◆ Stored data
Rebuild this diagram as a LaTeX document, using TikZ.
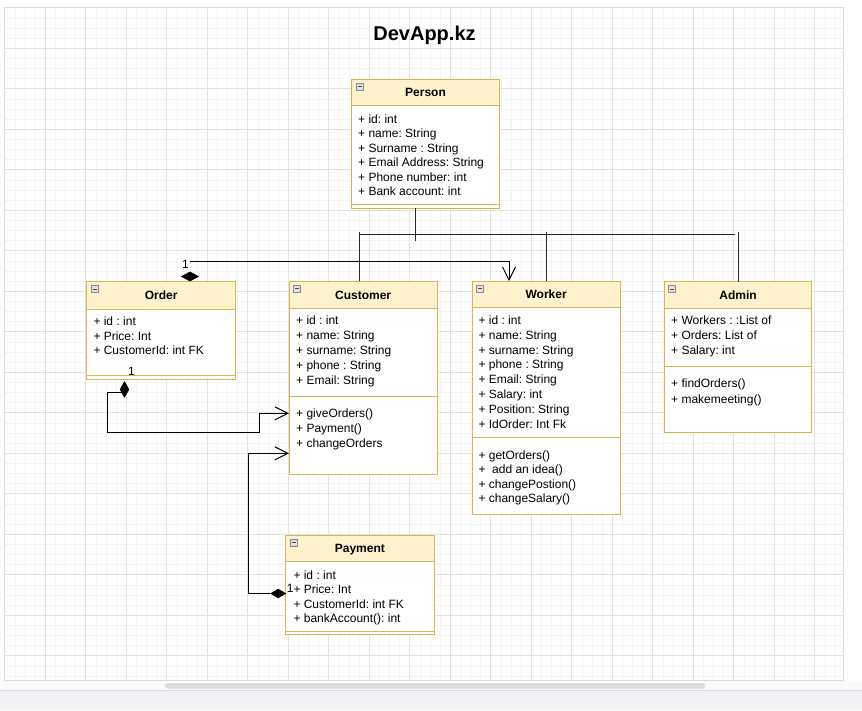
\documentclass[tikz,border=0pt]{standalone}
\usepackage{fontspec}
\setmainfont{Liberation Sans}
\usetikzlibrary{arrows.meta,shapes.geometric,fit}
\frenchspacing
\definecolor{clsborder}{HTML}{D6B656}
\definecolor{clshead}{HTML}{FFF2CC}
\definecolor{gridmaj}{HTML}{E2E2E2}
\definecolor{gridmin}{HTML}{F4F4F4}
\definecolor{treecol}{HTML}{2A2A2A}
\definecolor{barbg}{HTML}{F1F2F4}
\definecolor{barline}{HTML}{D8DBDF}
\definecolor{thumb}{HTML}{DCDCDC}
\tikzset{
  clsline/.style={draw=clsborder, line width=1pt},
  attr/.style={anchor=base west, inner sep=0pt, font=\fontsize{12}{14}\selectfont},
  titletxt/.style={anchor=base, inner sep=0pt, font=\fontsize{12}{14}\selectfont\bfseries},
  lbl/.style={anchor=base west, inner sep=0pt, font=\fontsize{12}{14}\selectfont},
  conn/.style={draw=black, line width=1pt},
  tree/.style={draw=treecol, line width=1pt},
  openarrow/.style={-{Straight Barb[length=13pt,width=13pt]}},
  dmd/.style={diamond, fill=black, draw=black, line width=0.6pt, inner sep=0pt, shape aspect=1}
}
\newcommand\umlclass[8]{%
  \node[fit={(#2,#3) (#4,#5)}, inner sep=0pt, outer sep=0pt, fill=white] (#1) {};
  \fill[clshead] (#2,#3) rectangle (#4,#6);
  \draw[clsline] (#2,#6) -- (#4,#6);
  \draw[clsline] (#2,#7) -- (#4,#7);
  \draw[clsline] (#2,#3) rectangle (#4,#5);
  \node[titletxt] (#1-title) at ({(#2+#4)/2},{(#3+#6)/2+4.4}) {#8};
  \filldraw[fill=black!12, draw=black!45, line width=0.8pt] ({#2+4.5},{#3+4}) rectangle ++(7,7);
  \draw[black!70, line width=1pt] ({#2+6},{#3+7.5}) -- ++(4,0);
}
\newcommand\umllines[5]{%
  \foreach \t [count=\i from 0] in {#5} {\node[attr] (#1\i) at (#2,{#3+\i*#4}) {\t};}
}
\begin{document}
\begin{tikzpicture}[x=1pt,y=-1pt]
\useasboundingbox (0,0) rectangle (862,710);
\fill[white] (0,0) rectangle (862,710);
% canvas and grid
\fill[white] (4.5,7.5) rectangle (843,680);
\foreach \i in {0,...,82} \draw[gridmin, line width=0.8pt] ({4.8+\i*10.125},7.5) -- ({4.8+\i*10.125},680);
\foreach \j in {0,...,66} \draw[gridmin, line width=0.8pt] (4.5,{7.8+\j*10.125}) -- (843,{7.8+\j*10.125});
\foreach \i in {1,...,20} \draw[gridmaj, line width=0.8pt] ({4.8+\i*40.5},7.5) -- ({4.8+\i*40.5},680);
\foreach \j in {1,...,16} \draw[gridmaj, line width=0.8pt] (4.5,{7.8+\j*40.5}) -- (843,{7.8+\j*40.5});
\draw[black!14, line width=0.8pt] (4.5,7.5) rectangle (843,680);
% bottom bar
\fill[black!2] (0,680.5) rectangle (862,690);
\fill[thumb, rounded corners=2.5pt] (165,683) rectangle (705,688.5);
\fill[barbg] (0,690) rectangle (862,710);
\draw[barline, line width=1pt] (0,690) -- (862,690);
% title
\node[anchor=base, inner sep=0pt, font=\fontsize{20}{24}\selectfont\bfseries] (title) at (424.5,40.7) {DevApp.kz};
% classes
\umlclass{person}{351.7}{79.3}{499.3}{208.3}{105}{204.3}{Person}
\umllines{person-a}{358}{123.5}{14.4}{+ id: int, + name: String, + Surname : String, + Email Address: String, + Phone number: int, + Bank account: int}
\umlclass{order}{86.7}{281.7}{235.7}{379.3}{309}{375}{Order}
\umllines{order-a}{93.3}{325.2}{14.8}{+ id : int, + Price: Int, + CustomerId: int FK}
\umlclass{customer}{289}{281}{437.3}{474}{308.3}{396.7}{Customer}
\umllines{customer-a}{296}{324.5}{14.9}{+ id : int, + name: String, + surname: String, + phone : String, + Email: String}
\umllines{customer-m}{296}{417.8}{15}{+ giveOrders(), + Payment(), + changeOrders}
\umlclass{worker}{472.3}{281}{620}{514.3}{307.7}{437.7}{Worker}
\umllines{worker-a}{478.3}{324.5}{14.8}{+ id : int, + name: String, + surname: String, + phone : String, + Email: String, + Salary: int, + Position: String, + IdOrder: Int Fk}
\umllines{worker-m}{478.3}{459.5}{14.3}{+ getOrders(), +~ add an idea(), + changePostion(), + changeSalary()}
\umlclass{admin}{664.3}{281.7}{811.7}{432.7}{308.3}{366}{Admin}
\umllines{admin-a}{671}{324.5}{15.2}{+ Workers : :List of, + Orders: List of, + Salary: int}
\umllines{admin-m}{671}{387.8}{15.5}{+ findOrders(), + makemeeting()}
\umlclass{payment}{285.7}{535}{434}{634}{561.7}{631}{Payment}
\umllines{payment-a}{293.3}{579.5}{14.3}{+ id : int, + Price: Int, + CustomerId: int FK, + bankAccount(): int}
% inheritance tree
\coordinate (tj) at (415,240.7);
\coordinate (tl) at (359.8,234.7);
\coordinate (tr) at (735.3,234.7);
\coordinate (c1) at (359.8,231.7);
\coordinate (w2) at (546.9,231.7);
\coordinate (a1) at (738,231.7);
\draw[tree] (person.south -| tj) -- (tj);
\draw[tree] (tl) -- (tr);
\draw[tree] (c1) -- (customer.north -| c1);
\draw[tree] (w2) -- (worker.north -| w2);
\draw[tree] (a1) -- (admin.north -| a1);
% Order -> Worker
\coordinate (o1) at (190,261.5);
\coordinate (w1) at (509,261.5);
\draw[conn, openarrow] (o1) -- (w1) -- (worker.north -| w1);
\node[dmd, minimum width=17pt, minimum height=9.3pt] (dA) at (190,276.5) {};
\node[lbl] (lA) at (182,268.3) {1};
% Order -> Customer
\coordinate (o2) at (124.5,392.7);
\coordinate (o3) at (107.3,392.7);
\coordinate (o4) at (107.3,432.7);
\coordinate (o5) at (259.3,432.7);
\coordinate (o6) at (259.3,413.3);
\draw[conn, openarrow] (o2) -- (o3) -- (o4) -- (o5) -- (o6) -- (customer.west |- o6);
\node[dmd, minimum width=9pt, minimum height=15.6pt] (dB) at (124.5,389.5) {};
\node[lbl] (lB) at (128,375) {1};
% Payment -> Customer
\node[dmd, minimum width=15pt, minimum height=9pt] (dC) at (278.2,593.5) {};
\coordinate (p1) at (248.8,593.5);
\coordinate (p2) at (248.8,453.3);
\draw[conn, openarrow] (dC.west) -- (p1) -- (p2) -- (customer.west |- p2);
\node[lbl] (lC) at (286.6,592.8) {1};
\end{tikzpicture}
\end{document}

◆ Problem
Set down the material exactly, every line of it, except for the pictures.

◆ Completed exercise
Rebuild this diagram as a LaTeX document, using TikZ.
\documentclass[tikz,border=0pt]{standalone}
\usepackage{fontspec}
\setmainfont{Liberation Sans}
\usetikzlibrary{arrows.meta,shapes.geometric,fit}
\frenchspacing
\definecolor{clsborder}{HTML}{D6B656}
\definecolor{clshead}{HTML}{FFF2CC}
\definecolor{gridmaj}{HTML}{E2E2E2}
\definecolor{gridmin}{HTML}{F4F4F4}
\definecolor{treecol}{HTML}{2A2A2A}
\definecolor{barbg}{HTML}{F1F2F4}
\definecolor{barline}{HTML}{D8DBDF}
\definecolor{thumb}{HTML}{DCDCDC}
\tikzset{
  clsline/.style={draw=clsborder, line width=1pt},
  attr/.style={anchor=base west, inner sep=0pt, font=\fontsize{12}{14}\selectfont},
  titletxt/.style={anchor=base, inner sep=0pt, font=\fontsize{12}{14}\selectfont\bfseries},
  lbl/.style={anchor=base west, inner sep=0pt, font=\fontsize{12}{14}\selectfont},
  conn/.style={draw=black, line width=1pt},
  tree/.style={draw=treecol, line width=1pt},
  openarrow/.style={-{Straight Barb[length=13pt,width=13pt]}},
  dmd/.style={diamond, fill=black, draw=black, line width=0.6pt, inner sep=0pt, shape aspect=1}
}
\newcommand\umlclass[8]{%
  \node[fit={(#2,#3) (#4,#5)}, inner sep=0pt, outer sep=0pt, fill=white] (#1) {};
  \fill[clshead] (#2,#3) rectangle (#4,#6);
  \draw[clsline] (#2,#6) -- (#4,#6);
  \draw[clsline] (#2,#7) -- (#4,#7);
  \draw[clsline] (#2,#3) rectangle (#4,#5);
  \node[titletxt] (#1-title) at ({(#2+#4)/2},{(#3+#6)/2+4.4}) {#8};
  \filldraw[fill=black!12, draw=black!45, line width=0.8pt] ({#2+4.5},{#3+4}) rectangle ++(7,7);
  \draw[black!70, line width=1pt] ({#2+6},{#3+7.5}) -- ++(4,0);
}
\newcommand\umllines[5]{%
  \foreach \t [count=\i from 0] in {#5} {\node[attr] (#1\i) at (#2,{#3+\i*#4}) {\t};}
}
\begin{document}
\begin{tikzpicture}[x=1pt,y=-1pt]
\useasboundingbox (0,0) rectangle (862,710);
\fill[white] (0,0) rectangle (862,710);
% canvas and grid
\fill[white] (4.5,7.5) rectangle (843,680);
\foreach \i in {0,...,82} \draw[gridmin, line width=0.8pt] ({4.8+\i*10.125},7.5) -- ({4.8+\i*10.125},680);
\foreach \j in {0,...,66} \draw[gridmin, line width=0.8pt] (4.5,{7.8+\j*10.125}) -- (843,{7.8+\j*10.125});
\foreach \i in {1,...,20} \draw[gridmaj, line width=0.8pt] ({4.8+\i*40.5},7.5) -- ({4.8+\i*40.5},680);
\foreach \j in {1,...,16} \draw[gridmaj, line width=0.8pt] (4.5,{7.8+\j*40.5}) -- (843,{7.8+\j*40.5});
\draw[black!14, line width=0.8pt] (4.5,7.5) rectangle (843,680);
% bottom bar
\fill[black!2] (0,680.5) rectangle (862,690);
\fill[thumb, rounded corners=2.5pt] (165,683) rectangle (705,688.5);
\fill[barbg] (0,690) rectangle (862,710);
\draw[barline, line width=1pt] (0,690) -- (862,690);
% title
\node[anchor=base, inner sep=0pt, font=\fontsize{20}{24}\selectfont\bfseries] (title) at (424.5,40.7) {DevApp.kz};
% classes
\umlclass{person}{351.7}{79.3}{499.3}{208.3}{105}{204.3}{Person}
\umllines{person-a}{358}{123.5}{14.4}{+ id: int, + name: String, + Surname : String, + Email Address: String, + Phone number: int, + Bank account: int}
\umlclass{order}{86.7}{281.7}{235.7}{379.3}{309}{375}{Order}
\umllines{order-a}{93.3}{325.2}{14.8}{+ id : int, + Price: Int, + CustomerId: int FK}
\umlclass{customer}{289}{281}{437.3}{474}{308.3}{396.7}{Customer}
\umllines{customer-a}{296}{324.5}{14.9}{+ id : int, + name: String, + surname: String, + phone : String, + Email: String}
\umllines{customer-m}{296}{417.8}{15}{+ giveOrders(), + Payment(), + changeOrders}
\umlclass{worker}{472.3}{281}{620}{514.3}{307.7}{437.7}{Worker}
\umllines{worker-a}{478.3}{324.5}{14.8}{+ id : int, + name: String, + surname: String, + phone : String, + Email: String, + Salary: int, + Position: String, + IdOrder: Int Fk}
\umllines{worker-m}{478.3}{459.5}{14.3}{+ getOrders(), +~ add an idea(), + changePostion(), + changeSalary()}
\umlclass{admin}{664.3}{281.7}{811.7}{432.7}{308.3}{366}{Admin}
\umllines{admin-a}{671}{324.5}{15.2}{+ Workers : :List of, + Orders: List of, + Salary: int}
\umllines{admin-m}{671}{387.8}{15.5}{+ findOrders(), + makemeeting()}
\umlclass{payment}{285.7}{535}{434}{634}{561.7}{631}{Payment}
\umllines{payment-a}{293.3}{579.5}{14.3}{+ id : int, + Price: Int, + CustomerId: int FK, + bankAccount(): int}
% inheritance tree
\coordinate (tj) at (415,240.7);
\coordinate (tl) at (359.8,234.7);
\coordinate (tr) at (735.3,234.7);
\coordinate (c1) at (359.8,231.7);
\coordinate (w2) at (546.9,231.7);
\coordinate (a1) at (738,231.7);
\draw[tree] (person.south -| tj) -- (tj);
\draw[tree] (tl) -- (tr);
\draw[tree] (c1) -- (customer.north -| c1);
\draw[tree] (w2) -- (worker.north -| w2);
\draw[tree] (a1) -- (admin.north -| a1);
% Order -> Worker
\coordinate (o1) at (190,261.5);
\coordinate (w1) at (509,261.5);
\draw[conn, openarrow] (o1) -- (w1) -- (worker.north -| w1);
\node[dmd, minimum width=17pt, minimum height=9.3pt] (dA) at (190,276.5) {};
\node[lbl] (lA) at (182,268.3) {1};
% Order -> Customer
\coordinate (o2) at (124.5,392.7);
\coordinate (o3) at (107.3,392.7);
\coordinate (o4) at (107.3,432.7);
\coordinate (o5) at (259.3,432.7);
\coordinate (o6) at (259.3,413.3);
\draw[conn, openarrow] (o2) -- (o3) -- (o4) -- (o5) -- (o6) -- (customer.west |- o6);
\node[dmd, minimum width=9pt, minimum height=15.6pt] (dB) at (124.5,389.5) {};
\node[lbl] (lB) at (128,375) {1};
% Payment -> Customer
\node[dmd, minimum width=15pt, minimum height=9pt] (dC) at (278.2,593.5) {};
\coordinate (p1) at (248.8,593.5);
\coordinate (p2) at (248.8,453.3);
\draw[conn, openarrow] (dC.west) -- (p1) -- (p2) -- (customer.west |- p2);
\node[lbl] (lC) at (286.6,592.8) {1};
\end{tikzpicture}
\end{document}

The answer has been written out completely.